Health System Chief Executive Officer Gerald R. Cayer further clarified one final inspection as part of the state Certificate of Need process that governs these kinds of projects for medical facilities and a review to lock-in Rural Health Center designation for the clinic are still outstanding.

“We’re still working through that,” Mr. Cayer said about the certificate process. “I don’t anticipate any challenges there.”

He does anticipate that the clinic will begin taking patients in early May with “some kind of grand opening event on May 17.”

Facilities Director Frank Pace gave the board a “virtual tour” of the transformed modular building erected in the 1960s, showing the new fixtures, beige and blue walls, new flooring throughout and describing how the space will be used.

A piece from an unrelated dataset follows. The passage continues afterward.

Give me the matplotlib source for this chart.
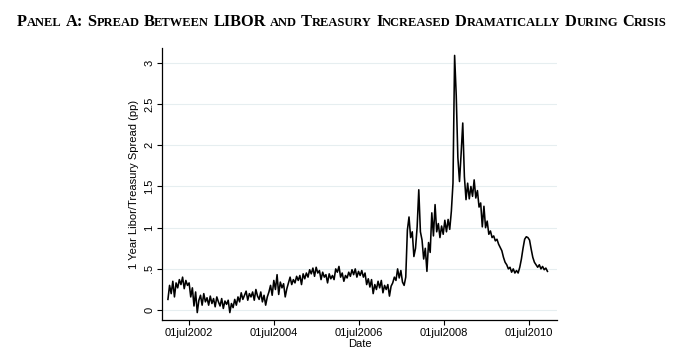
import matplotlib
matplotlib.use("Agg")
import matplotlib.pyplot as plt
import pandas as pd

# 1 year Libor minus Treasury spread, every two weeks
spread_2002 = [0.13, 0.30, 0.20, 0.35, 0.16, 0.33, 0.27, 0.37, 0.31, 0.40, 0.26, 0.36, 0.30,
               0.33, 0.16, 0.27, 0.05, 0.22, -0.03, 0.12, 0.18, 0.06, 0.20, 0.10, 0.15, 0.06]
spread_2003 = [0.17, 0.08, 0.14, 0.04, 0.16, 0.10, 0.05, 0.14, 0.02, 0.11, 0.07, 0.12, -0.03,
               0.08, 0.03, 0.13, 0.06, 0.16, 0.10, 0.21, 0.13, 0.18, 0.23, 0.12, 0.20, 0.16]
spread_2004 = [0.22, 0.12, 0.25, 0.17, 0.13, 0.22, 0.10, 0.18, 0.06, 0.16, 0.22, 0.30, 0.18,
               0.36, 0.25, 0.43, 0.19, 0.34, 0.27, 0.32, 0.16, 0.26, 0.33, 0.40, 0.31, 0.37]
spread_2005 = [0.33, 0.41, 0.36, 0.42, 0.31, 0.44, 0.38, 0.45, 0.40, 0.49, 0.44, 0.51, 0.41,
               0.52, 0.45, 0.48, 0.37, 0.46, 0.40, 0.43, 0.33, 0.44, 0.38, 0.42, 0.37, 0.50]
spread_2006 = [0.46, 0.53, 0.40, 0.45, 0.35, 0.42, 0.39, 0.46, 0.41, 0.49, 0.43, 0.50, 0.40,
               0.47, 0.42, 0.48, 0.40, 0.45, 0.31, 0.38, 0.28, 0.37, 0.20, 0.31, 0.25, 0.35]
spread_2007 = [0.27, 0.36, 0.21, 0.30, 0.25, 0.31, 0.17, 0.29, 0.33, 0.40, 0.36, 0.50, 0.39,
               0.48, 0.34, 0.30, 0.40, 0.97, 1.13, 0.88, 0.95, 0.65, 0.75, 1.01, 1.46, 0.95]
spread_2008 = [0.85, 0.62, 0.75, 0.47, 0.82, 0.70, 1.18, 0.90, 1.28, 0.95, 1.05, 0.88, 1.02,
               0.92, 1.09, 0.95, 1.10, 0.98, 1.20, 1.54, 3.09, 2.60, 1.85, 1.56, 1.90, 2.27]
spread_2009 = [1.62, 1.34, 1.54, 1.35, 1.50, 1.38, 1.58, 1.36, 1.45, 1.25, 1.30, 1.01, 1.26,
               1.00, 1.08, 0.92, 0.96, 0.88, 0.90, 0.84, 0.86, 0.80, 0.76, 0.72, 0.64, 0.58]
spread_2010 = [0.55, 0.50, 0.52, 0.46, 0.50, 0.45, 0.48, 0.45, 0.52, 0.62, 0.75, 0.86, 0.89,
               0.88, 0.85, 0.74, 0.64, 0.58, 0.55, 0.52, 0.55, 0.50, 0.53, 0.49, 0.51, 0.47]

spread = (spread_2002 + spread_2003 + spread_2004 + spread_2005 + spread_2006
          + spread_2007 + spread_2008 + spread_2009 + spread_2010)
dates = pd.date_range("2002-01-02", periods=len(spread), freq="14D")

y_ticks = [0, 0.5, 1, 1.5, 2, 2.5, 3]
y_tick_labels = ["0", ".5", "1", "1.5", "2", "2.5", "3"]
x_tick_dates = pd.to_datetime(["2002-07-01", "2004-07-01", "2006-07-01",
                               "2008-07-01", "2010-07-01"])
x_tick_labels = ["01jul2002", "01jul2004", "01jul2006", "01jul2008", "01jul2010"]

title_text = "Panel A: Spread Between LIBOR and Treasury Increased Dramatically During Crisis"

plt.rcParams["font.family"] = ["Liberation Sans", "DejaVu Sans"]


def draw_small_caps(fig, text, x_left, y_base, big, small, family):
    """Draws text in small caps, returns right edge in pixels."""
    renderer = fig.canvas.get_renderer()
    # group runs of characters that share the same size
    runs = []
    for ch in text:
        if ch == " ":
            runs.append((" ", None))
            continue
        size = small if ch.islower() else big
        if runs and runs[-1][1] == size:
            runs[-1] = (runs[-1][0] + ch.upper(), size)
        else:
            runs.append((ch.upper(), size))
    cursor = x_left
    artists = []
    for chunk, size in runs:
        if size is None:
            cursor += big * fig.dpi / 72 * 0.25
            continue
        t = fig.text(cursor / fig.bbox.width, y_base / fig.bbox.height, chunk,
                     fontsize=size, fontweight="bold", family=family,
                     ha="left", va="baseline")
        cursor += t.get_window_extent(renderer).width
        artists.append(t)
    return cursor, artists


fig = plt.figure(figsize=(6.85, 3.56), dpi=100)
ax = fig.add_axes([162 / 685, 1 - 320 / 356, (557 - 162) / 685, (320 - 48) / 356])

ax.plot(dates, spread, color="black", linewidth=1.15)

ax.set_ylim(-0.12, 3.18)
ax.set_xlim(pd.Timestamp("2001-11-12"), pd.Timestamp("2011-02-28"))
ax.set_yticks(y_ticks)
ax.set_yticklabels(y_tick_labels, rotation=90, va="center")
ax.set_xticks(x_tick_dates)
ax.set_xticklabels(x_tick_labels)
ax.tick_params(axis="both", labelsize=8, length=3.5, width=0.8, pad=2, colors="black")

ax.grid(axis="y", color="#e6eef0", linewidth=0.8)
ax.set_axisbelow(True)
for side in ["top", "right"]:
    ax.spines[side].set_visible(False)
for side in ["left", "bottom"]:
    ax.spines[side].set_linewidth(0.9)

ax.set_ylabel("1 Year Libor/Treasury Spread (pp)", fontsize=8, labelpad=4)
ax.set_xlabel("Date", fontsize=8, labelpad=1)

# small caps title, sized to span the same width as the original
serif = ["Liberation Serif", "DejaVu Serif"]
width_target = 651
right, parts = draw_small_caps(fig, title_text, 0, 330, 10.5, 8.0, serif)
for p in parts:
    p.remove()
scale = width_target / right
left = (685 - width_target) / 2
draw_small_caps(fig, title_text, left, 356 - 26, 10.5 * scale, 8.0 * scale, serif)

fig.savefig("out.png", dpi=100, facecolor="white")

The building now includes three exam rooms, a small laboratory, a doctor’s office, the nurses’ office, a break room, a larger waiting room, new sliding windows for the reception area, a new vestibule and an enlarged and improved handicap-accessible bathroom.

As a whole, Mr. Pace said the building and the walkway leading up to it now meet Adults with Disability Act requirements.

Construction on the $355,000 project was completed on budget, Mr. Pace said, despite the significant increases in building material costs.

He credits early ordering and planning for avoiding the pandemic-created price escalations.

In 2019, before the renovations began, Mr. Cayer said the goal is to have the health center staffed four days a week by a family nurse practitioner.

“Initially, we will likely staff two days per week, growing to three days per week and then achieving four days,” the CEO said.

The practitioner to make that possible has already been selected.

Julie L. Emery, FNP, received her Master of Nursing, Family Nurse Practitioner degree from the University of South Carolina in Columbia, S.C., in May 2018, after working more than five years as a registered nurse.

“I think she’s going to be a great addition and engage well with the community. She grew up in the Beaver River School District and went to church up in Carthage so I think she’ll fit nicely into the Copenhagen sector of the county,” Dr. Harney said.

Acknowledging that it may take time to get the community to use services at the clinic again, Mr. Cayer said the Health System will “put a lot of effort into introducing her to the community.”

The Copenhagen Health Center was closed in May 2019 when the state Department of Health notified the hospital that the clinic had not been properly licensed since 2006.